According to National Review writer Ramesh Ponnuru, a group of arch-conservatives including Nixon White House aide Charles Colson and Reagan drug czar William Bennett wants to add a sentence reading: “Neither the federal government nor any state shall predicate benefits, privileges, rights or immunities on the existence, recognition or presumption of sexual conduct or relationships.”
This language would exclude gays — as gays — from legal protection, but permit legislatures to extend rights associated with marriage to non-married households of all kinds — co-habiting heterosexuals, siblings, roommates.
The whole idea of gay marriage and civil unions is that some homosexuals want to make a legally binding lifetime commitment to each other, promoting fidelity, stability and monogamy.
The Colson-Bennett amendment — and maybe the Musgrave amendment, too — would undermine such purposes.
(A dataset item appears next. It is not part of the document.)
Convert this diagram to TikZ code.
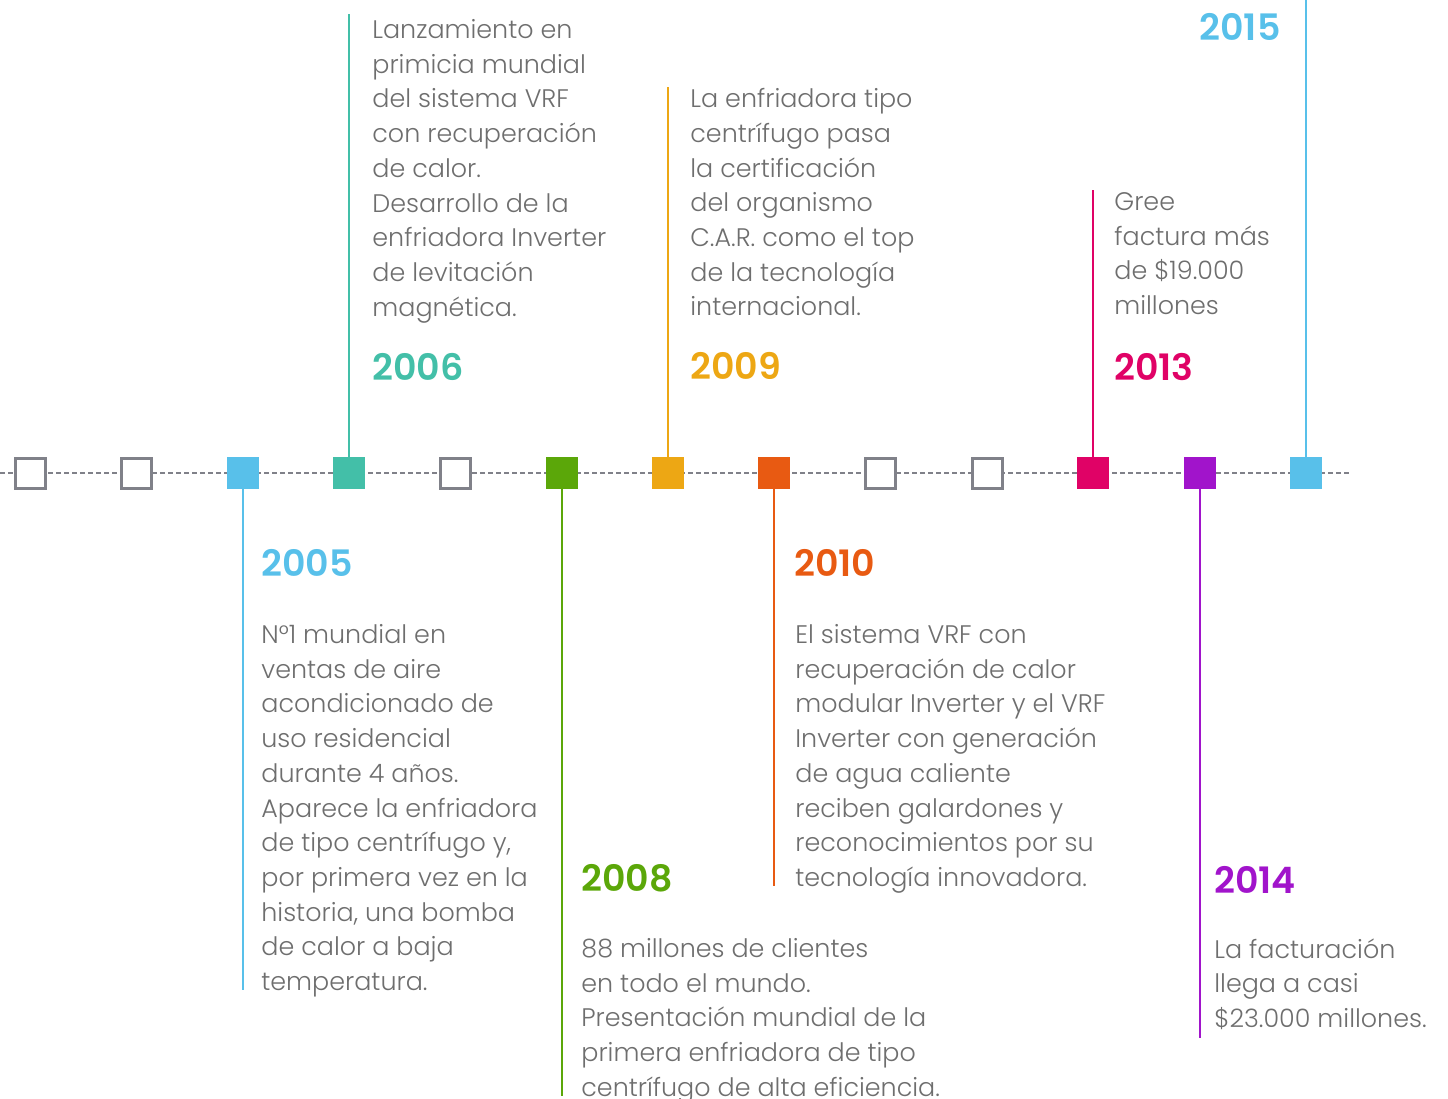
\documentclass[tikz,border=0pt]{standalone}
\usepackage{fontspec}
\setmainfont{Poppins}[UprightFont=* Light, BoldFont=* SemiBold]
\usepackage{tikz}
\usetikzlibrary{positioning}

\definecolor{cBlue}{HTML}{58C0EA}
\definecolor{cTeal}{HTML}{43BFA8}
\definecolor{cGreen}{HTML}{5BA709}
\definecolor{cOrange}{HTML}{EDA714}
\definecolor{cRed}{HTML}{E85A12}
\definecolor{cPink}{HTML}{E00266}
\definecolor{cPurple}{HTML}{A114CB}
\definecolor{cBox}{HTML}{808189}
\definecolor{cText}{HTML}{6E6E6E}

\tikzset{
  yearbox/.style={draw=none, minimum size=16pt, inner sep=0pt},
  emptybox/.style={draw=cBox, line width=1.5pt, fill=white, minimum size=15pt, inner sep=0pt},
  stem/.style={line width=1.3pt},
  year/.style={inner sep=0pt, font=\bfseries\fontsize{18.2}{20}\selectfont},
  blurb/.style={inner sep=0pt, anchor=north west, align=left, text=cText,
    font=\fontsize{12.7}{17.35}\selectfont}
}

\begin{document}
\begin{tikzpicture}[x=0.5pt,y=-0.5pt]
\useasboundingbox (0,0) rectangle (1448,1099);

%dashed axis
\coordinate (axisL) at (0,473);
\coordinate (axisR) at (1350,473);
\draw [cBox, line width=0.75pt, dash pattern=on 2.5pt off 1.5pt] (axisL) -- (axisR);

%boxes on the axis
\node [emptybox] (b1) at (30,473) {};
\node [emptybox] (b2) at (136,473) {};
\node [yearbox, fill=cBlue] (y2005) at (243,473) {};
\node [yearbox, fill=cTeal] (y2006) at (349,473) {};
\node [emptybox] (b5) at (455,473) {};
\node [yearbox, fill=cGreen] (y2008) at (562,473) {};
\node [yearbox, fill=cOrange] (y2009) at (668,473) {};
\node [yearbox, fill=cRed] (y2010) at (774,473) {};
\node [emptybox] (b9) at (880,473) {};
\node [emptybox] (b10) at (987,473) {};
\node [yearbox, fill=cPink] (y2013) at (1093,473) {};
\node [yearbox, fill=cPurple] (y2014) at (1200,473) {};
\node [yearbox, fill=cBlue] (y2015) at (1306,473) {};

%stem ends
\coordinate (e2005) at (243,990);
\coordinate (e2006) at (349,14);
\coordinate (e2008) at (562,1096);
\coordinate (e2009) at (668,87);
\coordinate (e2010) at (774,886);
\coordinate (e2013) at (1093,190);
\coordinate (e2014) at (1200,1038);
\coordinate (e2015) at (1306,0);

\draw [stem, cBlue] (y2005.south) -- (e2005);
\draw [stem, cTeal] (y2006.north) -- (e2006);
\draw [stem, cGreen] (y2008.south) -- (e2008);
\draw [stem, cOrange] (y2009.north) -- (e2009);
\draw [stem, cRed] (y2010.south) -- (e2010);
\draw [stem, cPink] (y2013.north) -- (e2013);
\draw [stem, cPurple] (y2014.south) -- (e2014);
\draw [stem, cBlue] (y2015.north) -- (e2015);

% Text Node
\node [blurb] (t2006) at (372,19) {Lanzamiento en\\primicia mundial\\del sistema VRF\\con recuperación\\de calor.\\Desarrollo de la\\enfriadora Inverter\\de levitación\\magnética.};
\node [year, anchor=west, text=cTeal] (l2006) at (372,367) {2006};
% Text Node
\node [blurb] (t2009) at (690,88) {La enfriadora tipo\\centrífugo pasa\\la certificación\\del organismo\\C.A.R. como el top\\de la tecnología\\internacional.};
\node [year, anchor=west, text=cOrange] (l2009) at (690,366) {2009};
% Text Node
\node [blurb] (t2013) at (1114,192) {Gree\\factura más\\de \$19.000\\millones};
\node [year, anchor=west, text=cPink] (l2013) at (1114,367) {2013};
% Text Node
\node [year, anchor=east, text=cBlue] (l2015) at (1281,27) {2015};
% Text Node
\node [year, anchor=west, text=cBlue] (l2005) at (261,563) {2005};
\node [blurb] (t2005) at (261,624) {N°1 mundial en\\ventas de aire\\acondicionado de\\uso residencial\\durante 4 años.\\Aparece la enfriadora\\de tipo centrífugo y,\\por primera vez en la\\historia, una bomba\\de calor a baja\\temperatura.};
% Text Node
\node [year, anchor=west, text=cGreen] (l2008) at (581,878) {2008};
\node [blurb] (t2008) at (581,938) {88 millones de clientes\\en todo el mundo.\\Presentación mundial de la\\primera enfriadora de tipo\\centrífugo de alta eficiencia.};
% Text Node
\node [year, anchor=west, text=cRed] (l2010) at (794,563) {2010};
\node [blurb] (t2010) at (795,624) {El sistema VRF con\\recuperación de calor\\modular Inverter y el VRF\\Inverter con generación\\de agua caliente\\reciben galardones y\\reconocimientos por su\\tecnología innovadora.};
% Text Node
\node [year, anchor=west, text=cPurple] (l2014) at (1214,880) {2014};
\node [blurb] (t2014) at (1214,938) {La facturación\\llega a casi\\\$23.000 millones.};

\end{tikzpicture}
\end{document}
In fact, Colson-Bennett would encourage people to live together and not commit, further damaging the already-shaky institution of marriage.
The latest Pew Center poll indicates why Bush might be urged by his political advisers to “do something.”
Fifty-nine percent of U.S. adults oppose gay marriage, but 80 percent of evangelical Protestants oppose it. That is a group that Bush political guru Karl Rove has said did not fully turn out for Bush in 2000 and that he wants to energize in 2004.
While just 55 percent of Roman Catholics oppose gay marriage, Rove has been courting conservative Catholics most likely to follow the church hierarchy’s adamant opposition to gay marriage.
Only 51 percent of the public, according to Pew, oppose civil unions. The poll did not report numbers on religious opposition to unions, but it’s presumably high.
Instead of yielding to the right, Bush ideally could say that he believes in the sanctity of marriage, will uphold the 1996 Defense of Marriage Act (which gives states and the federal government the right not to honor gay marriages performed in one state) and believes that civil unions are a humanitarian alternative.
At some point, the Supreme Court presumably will have to rule which has precedence — DOMA and its 37 state copies or the “Full Faith and Credit” clause of the constitution, which requires the states to honor one another’s laws.
Were the high court to rule that marriages in Massachusetts must to be recognized in Mississippi, Bush might feel the need to favor a constitutional amendment — but that might come years after he has left office.
If Bush shows courageous and humanitarian restraint, the country can avoid an ugly 2004 fight over homosexuality and the Constitution can be saved from dealing with sexual preference. Then, the states could handle the matter, the way “federalist” Republicans usually say things should be done.